Collected material:

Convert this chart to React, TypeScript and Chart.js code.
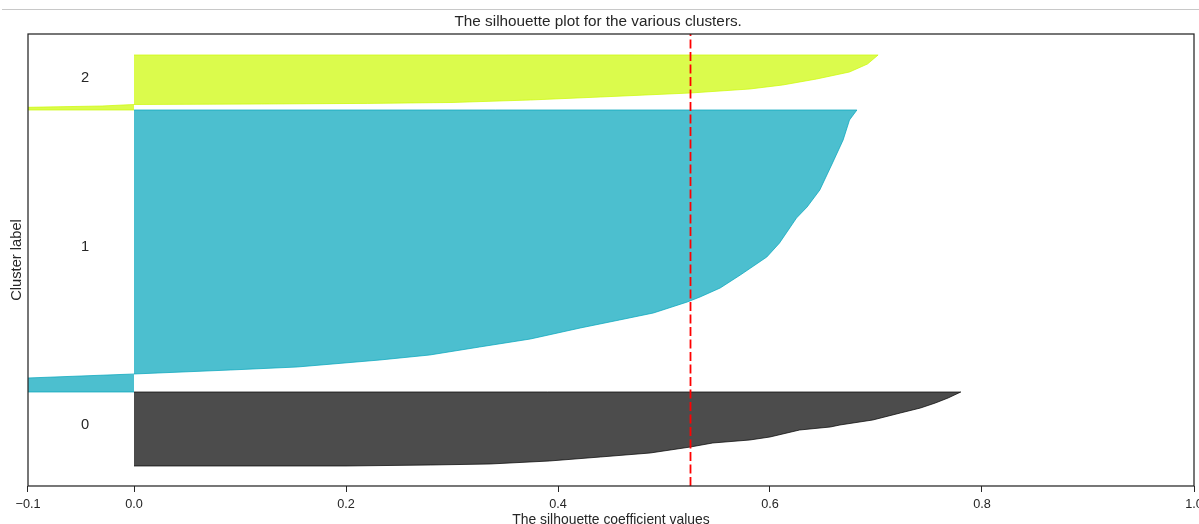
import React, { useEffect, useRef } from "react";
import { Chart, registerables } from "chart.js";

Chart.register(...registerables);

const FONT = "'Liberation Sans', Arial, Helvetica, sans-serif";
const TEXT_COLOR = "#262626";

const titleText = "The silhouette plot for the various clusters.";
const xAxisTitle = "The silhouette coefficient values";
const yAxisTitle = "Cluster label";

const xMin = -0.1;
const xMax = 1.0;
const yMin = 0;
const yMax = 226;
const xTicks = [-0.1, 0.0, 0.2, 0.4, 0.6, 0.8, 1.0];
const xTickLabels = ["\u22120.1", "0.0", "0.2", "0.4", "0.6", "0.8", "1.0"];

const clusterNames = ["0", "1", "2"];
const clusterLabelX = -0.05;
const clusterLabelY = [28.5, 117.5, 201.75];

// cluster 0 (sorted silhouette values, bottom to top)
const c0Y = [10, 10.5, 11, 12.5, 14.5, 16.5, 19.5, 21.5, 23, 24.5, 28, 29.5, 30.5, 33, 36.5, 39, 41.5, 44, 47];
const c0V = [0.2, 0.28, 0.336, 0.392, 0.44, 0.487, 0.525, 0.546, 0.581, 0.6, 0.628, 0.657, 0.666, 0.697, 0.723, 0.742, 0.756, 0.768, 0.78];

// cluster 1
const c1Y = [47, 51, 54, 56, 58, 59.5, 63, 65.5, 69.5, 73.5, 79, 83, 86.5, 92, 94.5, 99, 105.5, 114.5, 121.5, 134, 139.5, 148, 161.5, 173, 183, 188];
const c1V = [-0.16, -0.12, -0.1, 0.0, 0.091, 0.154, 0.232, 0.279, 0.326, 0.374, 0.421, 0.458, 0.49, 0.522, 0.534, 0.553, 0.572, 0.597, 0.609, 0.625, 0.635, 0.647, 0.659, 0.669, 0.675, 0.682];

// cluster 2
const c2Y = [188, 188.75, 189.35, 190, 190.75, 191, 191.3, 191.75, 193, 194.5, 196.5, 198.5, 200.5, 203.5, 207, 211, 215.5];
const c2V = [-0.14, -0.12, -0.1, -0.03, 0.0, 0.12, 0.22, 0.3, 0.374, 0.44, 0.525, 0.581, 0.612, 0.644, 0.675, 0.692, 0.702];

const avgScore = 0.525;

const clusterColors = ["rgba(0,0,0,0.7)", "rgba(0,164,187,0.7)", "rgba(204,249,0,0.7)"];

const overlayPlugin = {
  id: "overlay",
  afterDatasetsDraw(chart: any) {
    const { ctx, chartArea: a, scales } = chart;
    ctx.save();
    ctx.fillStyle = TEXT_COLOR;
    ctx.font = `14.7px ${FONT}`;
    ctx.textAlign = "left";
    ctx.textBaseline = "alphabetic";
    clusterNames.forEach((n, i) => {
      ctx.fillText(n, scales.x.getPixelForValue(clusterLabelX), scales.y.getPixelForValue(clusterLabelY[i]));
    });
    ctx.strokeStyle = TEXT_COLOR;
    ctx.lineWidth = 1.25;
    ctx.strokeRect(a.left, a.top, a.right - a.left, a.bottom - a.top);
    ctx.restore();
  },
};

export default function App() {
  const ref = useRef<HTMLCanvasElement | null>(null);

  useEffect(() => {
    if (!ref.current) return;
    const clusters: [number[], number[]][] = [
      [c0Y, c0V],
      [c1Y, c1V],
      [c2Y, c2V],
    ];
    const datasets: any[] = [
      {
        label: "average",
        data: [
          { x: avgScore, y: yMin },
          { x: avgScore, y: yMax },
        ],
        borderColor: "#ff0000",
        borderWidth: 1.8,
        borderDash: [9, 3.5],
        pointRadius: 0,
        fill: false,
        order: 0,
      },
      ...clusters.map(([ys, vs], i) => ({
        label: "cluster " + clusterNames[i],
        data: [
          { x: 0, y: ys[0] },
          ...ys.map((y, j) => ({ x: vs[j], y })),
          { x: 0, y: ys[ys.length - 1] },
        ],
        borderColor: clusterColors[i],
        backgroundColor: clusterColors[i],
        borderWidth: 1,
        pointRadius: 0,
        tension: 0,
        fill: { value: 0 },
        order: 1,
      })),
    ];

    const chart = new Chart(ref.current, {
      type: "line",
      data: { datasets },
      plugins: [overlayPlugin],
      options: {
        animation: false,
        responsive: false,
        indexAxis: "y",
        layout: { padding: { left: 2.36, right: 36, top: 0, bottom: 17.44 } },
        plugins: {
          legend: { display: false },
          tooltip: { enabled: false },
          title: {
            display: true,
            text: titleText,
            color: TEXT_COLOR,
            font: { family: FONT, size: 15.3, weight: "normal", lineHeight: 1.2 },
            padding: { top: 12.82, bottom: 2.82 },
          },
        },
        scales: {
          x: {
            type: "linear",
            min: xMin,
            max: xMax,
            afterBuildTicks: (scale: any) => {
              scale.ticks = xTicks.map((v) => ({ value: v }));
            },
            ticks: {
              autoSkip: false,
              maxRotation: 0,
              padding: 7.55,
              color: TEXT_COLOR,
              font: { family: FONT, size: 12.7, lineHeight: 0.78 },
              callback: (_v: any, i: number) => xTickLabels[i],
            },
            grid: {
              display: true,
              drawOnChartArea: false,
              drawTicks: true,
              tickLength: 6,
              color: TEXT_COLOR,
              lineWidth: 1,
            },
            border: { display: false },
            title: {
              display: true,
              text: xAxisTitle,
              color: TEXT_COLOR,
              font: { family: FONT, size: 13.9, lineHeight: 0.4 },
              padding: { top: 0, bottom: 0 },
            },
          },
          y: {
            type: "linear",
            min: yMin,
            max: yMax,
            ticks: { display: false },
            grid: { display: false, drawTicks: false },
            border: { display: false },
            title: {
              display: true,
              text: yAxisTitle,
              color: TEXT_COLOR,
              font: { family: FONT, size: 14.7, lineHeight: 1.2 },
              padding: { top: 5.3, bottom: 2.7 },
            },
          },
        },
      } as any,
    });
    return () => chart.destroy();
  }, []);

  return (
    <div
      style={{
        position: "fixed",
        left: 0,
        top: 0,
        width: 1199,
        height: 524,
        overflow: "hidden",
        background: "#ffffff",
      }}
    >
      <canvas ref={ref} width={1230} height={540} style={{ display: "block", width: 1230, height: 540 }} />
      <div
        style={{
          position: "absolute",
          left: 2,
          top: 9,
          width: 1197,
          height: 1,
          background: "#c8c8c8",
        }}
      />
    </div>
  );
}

Written request: Copy each line in full and exactly, omitting any picture.

Task response:
Convert this chart to React, TypeScript and Chart.js code.
import React, { useEffect, useRef } from "react";
import { Chart, registerables } from "chart.js";

Chart.register(...registerables);

const FONT = "'Liberation Sans', Arial, Helvetica, sans-serif";
const TEXT_COLOR = "#262626";

const titleText = "The silhouette plot for the various clusters.";
const xAxisTitle = "The silhouette coefficient values";
const yAxisTitle = "Cluster label";

const xMin = -0.1;
const xMax = 1.0;
const yMin = 0;
const yMax = 226;
const xTicks = [-0.1, 0.0, 0.2, 0.4, 0.6, 0.8, 1.0];
const xTickLabels = ["\u22120.1", "0.0", "0.2", "0.4", "0.6", "0.8", "1.0"];

const clusterNames = ["0", "1", "2"];
const clusterLabelX = -0.05;
const clusterLabelY = [28.5, 117.5, 201.75];

// cluster 0 (sorted silhouette values, bottom to top)
const c0Y = [10, 10.5, 11, 12.5, 14.5, 16.5, 19.5, 21.5, 23, 24.5, 28, 29.5, 30.5, 33, 36.5, 39, 41.5, 44, 47];
const c0V = [0.2, 0.28, 0.336, 0.392, 0.44, 0.487, 0.525, 0.546, 0.581, 0.6, 0.628, 0.657, 0.666, 0.697, 0.723, 0.742, 0.756, 0.768, 0.78];

// cluster 1
const c1Y = [47, 51, 54, 56, 58, 59.5, 63, 65.5, 69.5, 73.5, 79, 83, 86.5, 92, 94.5, 99, 105.5, 114.5, 121.5, 134, 139.5, 148, 161.5, 173, 183, 188];
const c1V = [-0.16, -0.12, -0.1, 0.0, 0.091, 0.154, 0.232, 0.279, 0.326, 0.374, 0.421, 0.458, 0.49, 0.522, 0.534, 0.553, 0.572, 0.597, 0.609, 0.625, 0.635, 0.647, 0.659, 0.669, 0.675, 0.682];

// cluster 2
const c2Y = [188, 188.75, 189.35, 190, 190.75, 191, 191.3, 191.75, 193, 194.5, 196.5, 198.5, 200.5, 203.5, 207, 211, 215.5];
const c2V = [-0.14, -0.12, -0.1, -0.03, 0.0, 0.12, 0.22, 0.3, 0.374, 0.44, 0.525, 0.581, 0.612, 0.644, 0.675, 0.692, 0.702];

const avgScore = 0.525;

const clusterColors = ["rgba(0,0,0,0.7)", "rgba(0,164,187,0.7)", "rgba(204,249,0,0.7)"];

const overlayPlugin = {
  id: "overlay",
  afterDatasetsDraw(chart: any) {
    const { ctx, chartArea: a, scales } = chart;
    ctx.save();
    ctx.fillStyle = TEXT_COLOR;
    ctx.font = `14.7px ${FONT}`;
    ctx.textAlign = "left";
    ctx.textBaseline = "alphabetic";
    clusterNames.forEach((n, i) => {
      ctx.fillText(n, scales.x.getPixelForValue(clusterLabelX), scales.y.getPixelForValue(clusterLabelY[i]));
    });
    ctx.strokeStyle = TEXT_COLOR;
    ctx.lineWidth = 1.25;
    ctx.strokeRect(a.left, a.top, a.right - a.left, a.bottom - a.top);
    ctx.restore();
  },
};

export default function App() {
  const ref = useRef<HTMLCanvasElement | null>(null);

  useEffect(() => {
    if (!ref.current) return;
    const clusters: [number[], number[]][] = [
      [c0Y, c0V],
      [c1Y, c1V],
      [c2Y, c2V],
    ];
    const datasets: any[] = [
      {
        label: "average",
        data: [
          { x: avgScore, y: yMin },
          { x: avgScore, y: yMax },
        ],
        borderColor: "#ff0000",
        borderWidth: 1.8,
        borderDash: [9, 3.5],
        pointRadius: 0,
        fill: false,
        order: 0,
      },
      ...clusters.map(([ys, vs], i) => ({
        label: "cluster " + clusterNames[i],
        data: [
          { x: 0, y: ys[0] },
          ...ys.map((y, j) => ({ x: vs[j], y })),
          { x: 0, y: ys[ys.length - 1] },
        ],
        borderColor: clusterColors[i],
        backgroundColor: clusterColors[i],
        borderWidth: 1,
        pointRadius: 0,
        tension: 0,
        fill: { value: 0 },
        order: 1,
      })),
    ];

    const chart = new Chart(ref.current, {
      type: "line",
      data: { datasets },
      plugins: [overlayPlugin],
      options: {
        animation: false,
        responsive: false,
        indexAxis: "y",
        layout: { padding: { left: 2.36, right: 36, top: 0, bottom: 17.44 } },
        plugins: {
          legend: { display: false },
          tooltip: { enabled: false },
          title: {
            display: true,
            text: titleText,
            color: TEXT_COLOR,
            font: { family: FONT, size: 15.3, weight: "normal", lineHeight: 1.2 },
            padding: { top: 12.82, bottom: 2.82 },
          },
        },
        scales: {
          x: {
            type: "linear",
            min: xMin,
            max: xMax,
            afterBuildTicks: (scale: any) => {
              scale.ticks = xTicks.map((v) => ({ value: v }));
            },
            ticks: {
              autoSkip: false,
              maxRotation: 0,
              padding: 7.55,
              color: TEXT_COLOR,
              font: { family: FONT, size: 12.7, lineHeight: 0.78 },
              callback: (_v: any, i: number) => xTickLabels[i],
            },
            grid: {
              display: true,
              drawOnChartArea: false,
              drawTicks: true,
              tickLength: 6,
              color: TEXT_COLOR,
              lineWidth: 1,
            },
            border: { display: false },
            title: {
              display: true,
              text: xAxisTitle,
              color: TEXT_COLOR,
              font: { family: FONT, size: 13.9, lineHeight: 0.4 },
              padding: { top: 0, bottom: 0 },
            },
          },
          y: {
            type: "linear",
            min: yMin,
            max: yMax,
            ticks: { display: false },
            grid: { display: false, drawTicks: false },
            border: { display: false },
            title: {
              display: true,
              text: yAxisTitle,
              color: TEXT_COLOR,
              font: { family: FONT, size: 14.7, lineHeight: 1.2 },
              padding: { top: 5.3, bottom: 2.7 },
            },
          },
        },
      } as any,
    });
    return () => chart.destroy();
  }, []);

  return (
    <div
      style={{
        position: "fixed",
        left: 0,
        top: 0,
        width: 1199,
        height: 524,
        overflow: "hidden",
        background: "#ffffff",
      }}
    >
      <canvas ref={ref} width={1230} height={540} style={{ display: "block", width: 1230, height: 540 }} />
      <div
        style={{
          position: "absolute",
          left: 2,
          top: 9,
          width: 1197,
          height: 1,
          background: "#c8c8c8",
        }}
      />
    </div>
  );
}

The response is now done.